The first two performers had prepared the audience for the awkward hilarity of Mayall's transition from naïve (and resentful) sobriety to environmentally obsessed hippie. The leading performer read letters she had fervently written to her future (unknown) husband, detailing her sexual indiscretions in hopes that he could possibly forgive her. The following performer reads a monologue he wrote for his old high school literary magazine, in which he comes out to his father. He dedicates his composition to an old girlfriend he credits with temporarily turning him gay.
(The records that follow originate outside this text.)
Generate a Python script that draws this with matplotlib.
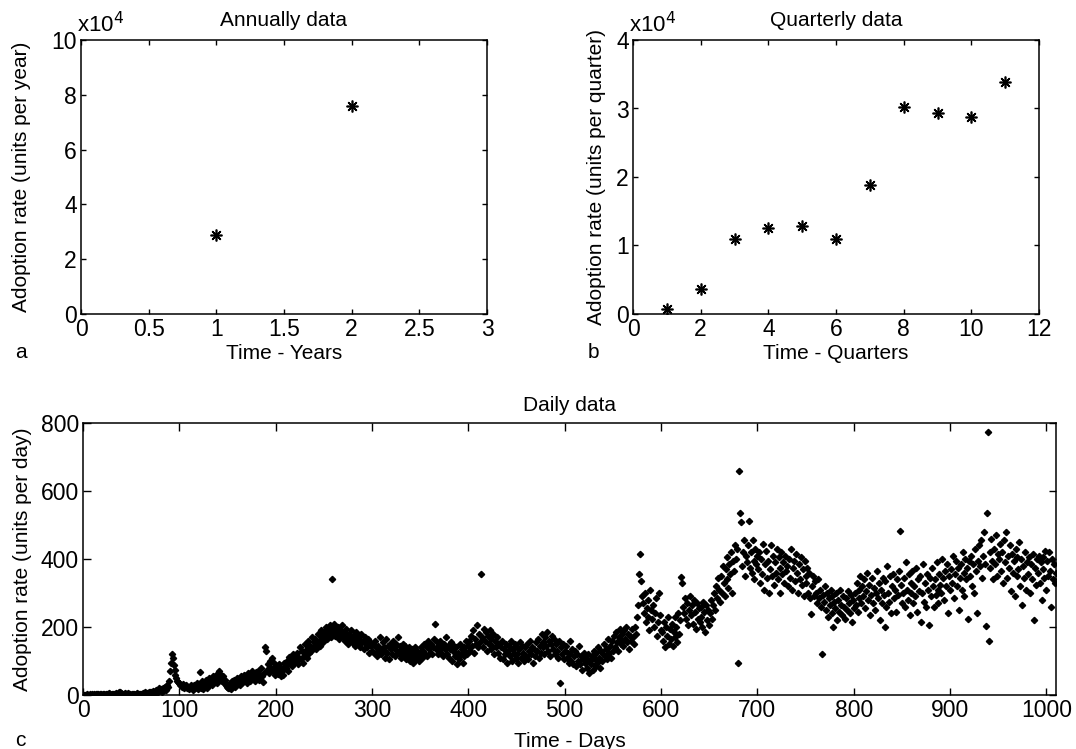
import matplotlib
matplotlib.use("Agg")
import matplotlib.pyplot as plt
from matplotlib.ticker import FuncFormatter
import numpy as np

plt.rcParams['font.family'] = ['Liberation Sans', 'DejaVu Sans']
plt.rcParams['font.size'] = 15

# annual and quarterly totals
years = [1, 2]
annual = [28700, 75900]
quarters = [1, 2, 3, 4, 5, 6, 7, 8, 9, 10, 11]
quarterly = [680, 3600, 11000, 12500, 12900, 11000, 18800, 30200, 29300, 28700, 33800]

# daily adoption, days 1..1010
daily = [
    0, 1, 0, 2, 1, 0, 3, 1, 2, 0,
    2, 1, 3, 0, 2, 4, 1, 2, 3, 1,
    2, 3, 1, 4, 2, 3, 5, 2, 1, 3,
    4, 2, 3, 6, 3, 2, 8, 10, 6, 3,
    2, 4, 3, 5, 2, 3, 6, 4, 2, 1,
    3, 2, 4, 1, 3, 5, 2, 4, 3, 2,
    4, 6, 3, 8, 5, 7, 4, 10, 6, 8,
    9, 5, 12, 8, 10, 14, 7, 12, 20, 15,
    18, 10, 22, 14, 24, 16, 30, 25, 40, 70,
    95, 122, 110, 88, 75, 60, 50, 42, 38, 35,
    30, 28, 25, 32, 22, 27, 30, 20, 25, 18,
    24, 30, 22, 16, 28, 20, 26, 35, 18, 25,
    68, 30, 22, 40, 18, 35, 28, 45, 22, 38,
    50, 32, 42, 28, 55, 38, 48, 60, 35, 45,
    72, 62, 50, 40, 55, 35, 45, 30, 25, 20,
    28, 22, 35, 18, 40, 30, 45, 25, 38, 50,
    35, 48, 30, 55, 42, 38, 60, 45, 52, 35,
    65, 50, 42, 58, 70, 48, 55, 62, 40, 68,
    52, 72, 45, 60, 80, 55, 38, 65, 140, 130,
    75, 90, 65, 100, 80, 110, 70, 95, 60, 85,
    75, 62, 90, 68, 80, 55, 72, 60, 95, 85,
    78, 100, 70, 112, 90, 105, 85, 120, 95, 110,
    100, 125, 92, 110, 140, 105, 128, 95, 115, 150,
    120, 135, 110, 160, 125, 145, 130, 170, 140, 155,
    165, 135, 150, 180, 160, 145, 190, 170, 155, 185,
    175, 200, 165, 190, 180, 205, 170, 340, 195, 185,
    210, 175, 195, 180, 200, 165, 190, 175, 205, 170,
    185, 160, 195, 175, 150, 180, 165, 190, 155, 175,
    170, 145, 185, 160, 175, 150, 165, 140, 180, 155,
    160, 135, 170, 150, 140, 165, 125, 155, 145, 130,
    150, 125, 160, 140, 115, 145, 130, 170, 120, 135,
    155, 140, 110, 130, 165, 125, 145, 105, 150, 135,
    120, 160, 140, 115, 150, 130, 170, 125, 145, 110,
    135, 150, 120, 145, 105, 130, 115, 140, 100, 125,
    110, 135, 95, 120, 140, 105, 130, 115, 100, 125,
    140, 110, 130, 150, 120, 145, 115, 160, 135, 125,
    150, 120, 140, 165, 210, 135, 155, 120, 145, 130,
    160, 125, 140, 115, 150, 135, 170, 120, 145, 110,
    135, 155, 100, 130, 145, 115, 140, 90, 125, 105,
    150, 120, 135, 95, 140, 115, 130, 160, 120, 145,
    160, 130, 175, 145, 190, 125, 165, 150, 205, 140,
    180, 155, 355, 170, 140, 195, 160, 185, 130, 175,
    150, 190, 135, 165, 145, 180, 120, 160, 140, 170,
    125, 150, 110, 140, 160, 105, 135, 120, 150, 95,
    130, 145, 115, 160, 100, 135, 125, 150, 110, 140,
    120, 95, 135, 155, 110, 145, 125, 100, 140, 115,
    150, 105, 130, 160, 120, 140, 95, 135, 115, 155,
    130, 165, 110, 145, 125, 180, 140, 155, 120, 170,
    145, 185, 130, 160, 115, 150, 175, 135, 165, 120,
    150, 130, 110, 160, 35, 140, 120, 150, 105, 130,
    145, 110, 125, 95, 160, 120, 100, 135, 90, 115,
    130, 85, 120, 100, 145, 90, 115, 75, 105, 125,
    95, 110, 80, 120, 65, 100, 90, 115, 75, 130,
    105, 85, 125, 95, 140, 110, 80, 130, 100, 120,
    150, 115, 135, 105, 165, 125, 145, 110, 160, 130,
    175, 140, 185, 155, 130, 170, 195, 150, 180, 160,
    145, 190, 165, 200, 155, 180, 135, 175, 160, 195,
    170, 150, 200, 180, 230, 265, 355, 415, 335, 290,
    270, 240, 300, 215, 255, 230, 280, 190, 310, 250,
    225, 265, 200, 240, 285, 175, 215, 300, 235, 190,
    185, 160, 215, 140, 200, 175, 230, 150, 195, 165,
    210, 145, 185, 230, 170, 200, 155, 240, 180, 220,
    348, 329, 260, 240, 285, 225, 270, 205, 250, 290,
    235, 265, 210, 280, 245, 195, 270, 225, 255, 215,
    260, 230, 200, 275, 245, 185, 265, 220, 250, 205,
    240, 280, 225, 265, 300, 250, 320, 285, 345, 310,
    275, 350, 300, 380, 330, 290, 370, 340, 405, 315,
    385, 355, 420, 300, 395, 365, 440, 400, 430, 95,
    660, 534, 508, 380, 420, 455, 350, 410, 390, 440,
    512, 375, 420, 360, 455, 395, 340, 430, 385, 410,
    370, 420, 330, 400, 355, 445, 310, 385, 425, 345,
    395, 300, 370, 440, 350, 410, 325, 390, 360, 430,
    340, 405, 375, 300, 420, 355, 390, 330, 410, 365,
    380, 320, 400, 345, 430, 310, 375, 395, 335, 415,
    360, 300, 385, 340, 405, 325, 370, 290, 395, 350,
    330, 375, 300, 360, 285, 237, 320, 350, 290, 335,
    300, 270, 340, 285, 310, 260, 122, 295, 275, 320,
    250, 300, 230, 285, 265, 310, 240, 290, 200, 275,
    255, 300, 220, 280, 245, 310, 265, 235, 290, 260,
    225, 285, 250, 305, 270, 240, 295, 215, 280, 255,
    300, 265, 330, 245, 310, 285, 350, 270, 320, 290,
    340, 255, 305, 360, 280, 325, 235, 295, 345, 270,
    315, 250, 300, 365, 285, 330, 220, 310, 270, 345,
    295, 200, 335, 260, 380, 300, 275, 350, 240, 320,
    355, 285, 310, 245, 340, 295, 365, 483, 325, 270,
    300, 345, 260, 390, 310, 280, 355, 235, 330, 300,
    365, 270, 320, 290, 375, 245, 340, 305, 350, 215,
    300, 385, 275, 330, 260, 355, 310, 205, 345, 290,
    375, 320, 260, 340, 295, 390, 310, 270, 355, 325,
    300, 400, 345, 280, 365, 320, 385, 240, 350, 310,
    370, 330, 410, 285, 355, 395, 320, 375, 250, 345,
    385, 310, 420, 360, 290, 400, 340, 375, 225, 395,
    350, 410, 320, 385, 300, 430, 365, 240, 395, 440,
    380, 455, 345, 410, 480, 385, 203, 534, 773, 158,
    420, 375, 460, 395, 340, 430, 385, 470, 350, 415,
    400, 445, 365, 420, 330, 455, 390, 480, 345, 410,
    375, 440, 305, 415, 360, 395, 290, 430, 350, 405,
    370, 450, 320, 400, 265, 380, 345, 420, 310, 390,
    355, 405, 300, 385, 340, 415, 220, 375, 325, 400,
    360, 410, 330, 390, 280, 370, 405, 345, 425, 310,
    395, 350, 420, 365, 260, 400, 340, 385, 330, 360,
]
days = np.arange(1, len(daily) + 1)

W, H = 1076, 749
fig = plt.figure(figsize=(W / 100, H / 100), dpi=100)


def box(l, t, r, b):
    return [l / W, 1 - b / H, (r - l) / W, (b - t) / H]


ax_a = fig.add_axes(box(81, 40, 487, 314))
ax_b = fig.add_axes(box(633, 40, 1039, 314))
ax_c = fig.add_axes(box(83, 423, 1056, 695))

ast = (8, 2, 0)  # matlab style asterisk
ax_a.plot(years, annual, ls='none', marker=ast, ms=8.5, mew=1.2, color='black')
ax_b.plot(quarters, quarterly, ls='none', marker=ast, ms=8.5, mew=1.2, color='black')
ax_c.plot(days, daily, ls='none', marker='D', ms=3.2, color='black')

ax_a.set_xlim(0, 3)
ax_a.set_ylim(0, 100000)
ax_a.set_xticks(np.arange(0, 3.01, 0.5))
ax_a.set_xticklabels(['0', '0.5', '1', '1.5', '2', '2.5', '3'])
ax_a.set_yticks(np.arange(0, 100001, 20000))

ax_b.set_xlim(0, 12)
ax_b.set_ylim(0, 40000)
ax_b.set_xticks(np.arange(0, 13, 2))
ax_b.set_yticks(np.arange(0, 40001, 10000))

e4 = FuncFormatter(lambda v, p: '%g' % (v / 1e4))
for ax in (ax_a, ax_b):
    ax.yaxis.set_major_formatter(e4)
    ax.text(-0.01, 1.01, r'x10$^{4}$', transform=ax.transAxes, ha='left', va='bottom', fontsize=16)

ax_c.set_xlim(0, 1010)
ax_c.set_ylim(0, 800)
ax_c.set_xticks(np.arange(0, 1001, 100))
ax_c.set_yticks(np.arange(0, 801, 200))

for ax, tl in ((ax_a, 3.6), (ax_b, 3.6), (ax_c, 5.4)):
    ax.tick_params(direction='in', top=True, right=True, length=tl, width=1, labelsize=16.5, pad=3)
    for s in ax.spines.values():
        s.set_linewidth(1.1)

ax_a.set_title('Annually data', fontsize=15, pad=10)
ax_b.set_title('Quarterly data', fontsize=15, pad=10)
ax_c.set_title('Daily data', fontsize=15, pad=8.5)

ax_a.set_xlabel('Time - Years', fontsize=15)
ax_b.set_xlabel('Time - Quarters', fontsize=15)
ax_c.set_xlabel('Time - Days', fontsize=15)
ax_a.set_ylabel('Adoption rate (units per year)', fontsize=15)
ax_b.set_ylabel('Adoption rate (units per quarter)', fontsize=15)
ax_c.set_ylabel('Adoption rate (units per day)', fontsize=15)

ax_a.xaxis.set_label_coords(0.5, -0.109)
ax_b.xaxis.set_label_coords(0.5, -0.109)
ax_c.xaxis.set_label_coords(0.5, -0.136)
ax_a.yaxis.set_label_coords(-0.123, 0.5)
ax_b.yaxis.set_label_coords(-0.066, 0.5)
ax_c.yaxis.set_label_coords(-0.052, 0.5)

fig.text(15 / W, 1 - 353 / H, 'a', fontsize=15, va='center')
fig.text(588 / W, 1 - 353 / H, 'b', fontsize=15, va='center')
fig.text(15 / W, 1 - 740 / H, 'c', fontsize=15, va='center')

fig.savefig('out.png', dpi=100)
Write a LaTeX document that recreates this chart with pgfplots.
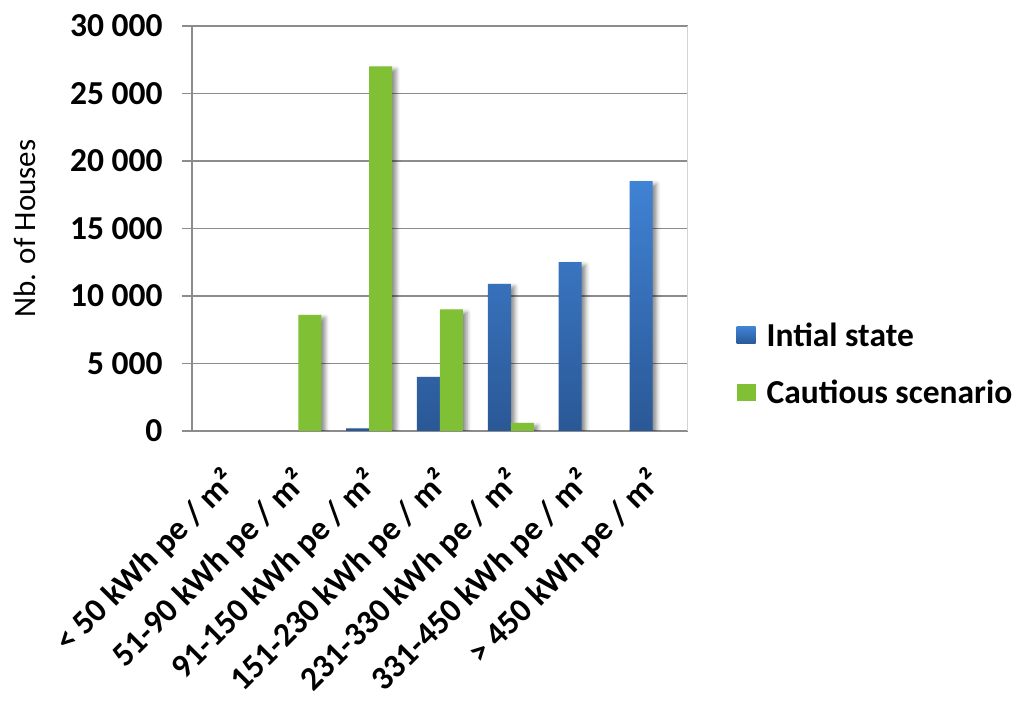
\documentclass[border=0pt]{standalone}
\usepackage{fontspec}
\setmainfont{Carlito}
\usepackage{pgfplots}
\pgfplotsset{compat=1.18}
\usetikzlibrary{shadows.blur}

\definecolor{blueTop}{RGB}{64,130,212}
\definecolor{blueBot}{RGB}{42,88,150}
\definecolor{greenBar}{RGB}{128,192,52}
\definecolor{gridgray}{RGB}{140,140,140}
\definecolor{framegray}{RGB}{212,212,212}

\begin{document}
\begin{tikzpicture}[x=1pt,y=1pt]
\useasboundingbox (0,0) rectangle (1017,701);
\begin{axis}[
  at={(192pt,270pt)}, anchor=south west,
  scale only axis, width=496pt, height=405pt,
  ybar=0pt, bar width=23pt,
  xmin=-0.5, xmax=6.5, ymin=0, ymax=30000,
  ytick={0,5000,...,30000},
  scaled y ticks=false,
  /pgf/number format/.cd, assume math mode=true, 1000 sep={\hspace{0.22em}},
  /pgfplots/.cd,
  xtick={0,...,6},
  xticklabels={{< 50 kWh pe / m²},{51-90 kWh pe / m²},{91-150 kWh pe / m²},{151-230 kWh pe / m²},{231-330 kWh pe / m²},{331-450 kWh pe / m²},{> 450 kWh pe / m²}},
  x tick style={draw=none},
  extra x ticks={-0.5,0.5,...,6.5},
  extra x tick labels={},
  extra x tick style={tick style={draw=gridgray, line width=1.3pt}, major tick length=13pt, tick align=outside, grid=none},
  xticklabel style={yshift=-24pt, xshift=-7pt, rotate=45, anchor=north east, inner sep=0pt},
  ytick style={draw=gridgray, line width=1.3pt},
  major tick length=10pt,
  tick align=outside,
  tick pos=left,
  ymajorgrids,
  grid style={draw=gridgray, line width=1.3pt},
  axis line style={draw=gridgray, line width=1.3pt},
  axis x line*=bottom,
  axis y line*=left,
  ticklabel style={font=\fontsize{33.5}{38}\selectfont\bfseries},
  yticklabel style={xshift=-16pt},
  ylabel={Nb. of Houses},
  ylabel style={at={(-167pt,0.5)}, rotate=0, anchor=center, font=\fontsize{31}{36}\selectfont},
  legend style={at={(1.0977,0.1654)}, anchor=west, draw=none, fill=none,
    font=\fontsize{33.5}{38}\selectfont\bfseries, row sep=32pt, column sep=11pt, inner sep=0pt,
    nodes={inner sep=0pt}},
  legend cell align=left,
]
% right-hand frame line of the plot area
\draw[framegray, line width=1.3pt] (rel axis cs:1,0) -- (rel axis cs:1,1);

\addlegendimage{legend image code/.code={\shade[draw=none, top color=blueTop, bottom color=blueBot] (0pt,-8.5pt) rectangle (19pt,8.5pt);}}
\addlegendentry{Intial state}
\addlegendimage{legend image code/.code={\fill[draw=none, greenBar] (0pt,-8.5pt) rectangle (19pt,8.5pt);}}
\addlegendentry{Cautious scenario}

% Initial state (no houses in the two lowest classes)
\addplot[draw=none, top color=blueTop, bottom color=blueBot,
  blur shadow={shadow xshift=4pt, shadow yshift=-3pt, shadow blur radius=4pt, shadow opacity=45}]
  coordinates {(2,200) (3,4000) (4,10900) (5,12500) (6,18500)};
% Cautious scenario (no houses in the two highest classes)
\addplot[draw=none, fill=greenBar,
  blur shadow={shadow xshift=4pt, shadow yshift=-3pt, shadow blur radius=4pt, shadow opacity=45}]
  coordinates {(1,8600) (2,27000) (3,9000) (4,600)};
\end{axis}
\end{tikzpicture}
\end{document}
The soundtrack for the evening played by Live Evil featured heavy metal interpretations of lame '80s music. The leather-clad lead singer and front man was a Mortified performer himself, reliving his wannabe-rock star days on stage.

Audience members were nearly falling over laughing as the mortification continued. "The crowd is a big part of your experience," says Lifton, "it's like a self help group"

The audience laughs with the performer rather than at him or her. "You feel a connection with the crowd," says Mayall, "it's like instant intimacy."

Sitting smack-dab in the middle of the front row, Britt Freier had one of the most intimate seats of all. The self-proclaimed "Number One Fan" has seen the show over twenty times in the past four years, but that does not stop her from coming back for more.

"It's a guaranteed laugh," says Freier, who often recruits her girlfriends to come along. "One time and I was hooked. It's the best ten bucks I spend every month."

San Francisco is one of the only locations that holds monthly shows, which presents the challenge of keeping the material fresh. Producers are constantly reading submissions and interviewing prospective performers in search of a story.

Despite the premise of an encore presentation, for one performer, this performance was unlike any other. This time, twenty-three-year-old Ezra Horne's mother was in the audience. Though he had already come out to her as gay, Horne's teenage struggles with his sexuality were kept private in their Mormon home. For the first time, she heard his story. "I prayed for God to fix me," says Horne, "and he didn't because I'm not broken."

Whether you are on stage or in the audience, Mortified is that long-awaited chance to look back at the painful moments of the past, and laugh. "The teenage experience is a universal one," says Mayall. "It's about connecting with the person you were. It sounds cheesy, but it's healing."